## start

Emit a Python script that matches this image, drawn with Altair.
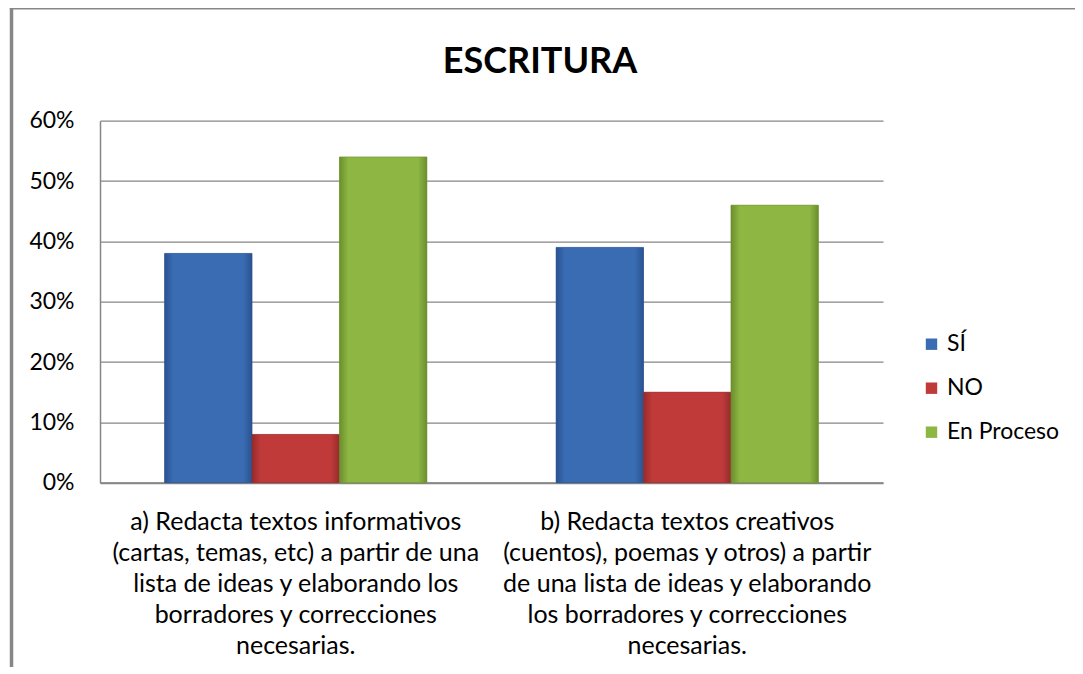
import altair as alt
import pandas as pd

categories = [
    "a) Redacta textos informativos\n(cartas, temas, etc) a partir de una\nlista de ideas y elaborando los\nborradores y correcciones\nnecesarias.",
    "b) Redacta textos creativos\n(cuentos), poemas y otros) a partir\nde una lista de ideas y elaborando\nlos borradores y correcciones\nnecesarias.",
]
series = ["SÍ", "NO", "En Proceso"]
si_values = [0.38, 0.39]
no_values = [0.08, 0.15]
proceso_values = [0.54, 0.46]
colors = ["#3A6CB3", "#C03A3A", "#8DB643"]
edge_colors = ["#2A5290", "#962B2B", "#6B8E2E"]
y_ticks = [0.0, 0.1, 0.2, 0.3, 0.4, 0.5, 0.6]
title_text = "ESCRITURA"

rows = []
for s, vals in zip(series, [si_values, no_values, proceso_values]):
    for c, v in zip(categories, vals):
        rows.append({"cat": c, "serie": s, "value": v})
df = pd.DataFrame(rows)

FONT = "Lato"
GREY = "#868686"

x_enc = alt.X(
    "cat:N", sort=categories, title=None,
    scale=alt.Scale(paddingInner=0.33, paddingOuter=0.165),
    axis=alt.Axis(
        labelExpr="split(datum.label, '\\n')", labelAngle=0, labelFont=FONT,
        labelFontSize=25, labelLineHeight=31, labelPadding=27, ticks=False,
        domainColor=GREY, domainWidth=2, labelColor="#000000",
        labelBaseline="top", labelLimit=600,
    ),
)
xo_enc = alt.XOffset("serie:N", sort=series, scale=alt.Scale(domain=series, paddingInner=0, paddingOuter=0))
y_enc = alt.Y(
    "value:Q", title=None,
    scale=alt.Scale(domain=[0, 0.6], nice=False),
    axis=alt.Axis(
        values=y_ticks, format=".0%", grid=True, gridColor=GREY, gridWidth=1.2,
        ticks=False, labelPadding=26, domainColor=GREY, domainWidth=1.5,
        labelFont=FONT, labelFontSize=23, labelColor="#000000",
    ),
)

bars = alt.Chart(df).mark_bar().encode(
    x=x_enc, xOffset=xo_enc, y=y_enc,
    color=alt.Color(
        "serie:N", sort=series,
        scale=alt.Scale(domain=series, range=colors),
        legend=alt.Legend(
            title=None, orient="none", legendX=820, legendY=212,
            symbolType="square", symbolSize=130, symbolStrokeWidth=0,
            labelFont=FONT, labelFontSize=23, labelColor="#000000",
            rowPadding=20, padding=0, labelOffset=4,
        ),
    ),
)

overlays = []
for s, base, edge in zip(series, colors, edge_colors):
    grad = alt.Gradient(
        gradient="linear", x1=0, x2=1, y1=0, y2=0,
        stops=[
            alt.GradientStop(color=edge, offset=0),
            alt.GradientStop(color=base, offset=0.1),
            alt.GradientStop(color=base, offset=0.9),
            alt.GradientStop(color=edge, offset=1),
        ],
    )
    overlays.append(
        alt.Chart(df).transform_filter(alt.datum.serie == s)
        .mark_bar(fill=grad, stroke=edge, strokeWidth=0.6)
        .encode(x=x_enc, xOffset=xo_enc, y=y_enc)
    )

frame_df = pd.DataFrame({"k": [0]})
left_border = alt.Chart(frame_df).mark_rule(color="#878787", strokeWidth=3.5).encode(
    x=alt.value(-88.5), y=alt.value(-113.5), y2=alt.value(620)
)
top_border = alt.Chart(frame_df).mark_rule(color="#878787", strokeWidth=3.5).encode(
    x=alt.value(-90.2), x2=alt.value(1000), y=alt.value(-113)
)
title = alt.Chart(frame_df).mark_text(
    font=FONT, fontSize=36, fontWeight="bold", color="#000000",
    align="center", baseline="alphabetic",
).encode(x=alt.value(440), y=alt.value(-48), text=alt.value(title_text))

chart = alt.layer(bars, *overlays, left_border, top_border, title).properties(
    width=783,
    height=362,
    autosize=alt.AutoSizeParams(type="none"),
    padding={"left": 92, "top": 112.7, "right": 192, "bottom": 184},
).configure_view(stroke=None)

chart.save("out.html", embed_options={"renderer": "svg", "actions": False})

## end

Write out exactly the opening lines of the data, stopping after the line that holds "import pandas as pd". Exclude pictures.

Emit a Python script that matches this image, drawn with Altair.
import altair as alt
import pandas as pd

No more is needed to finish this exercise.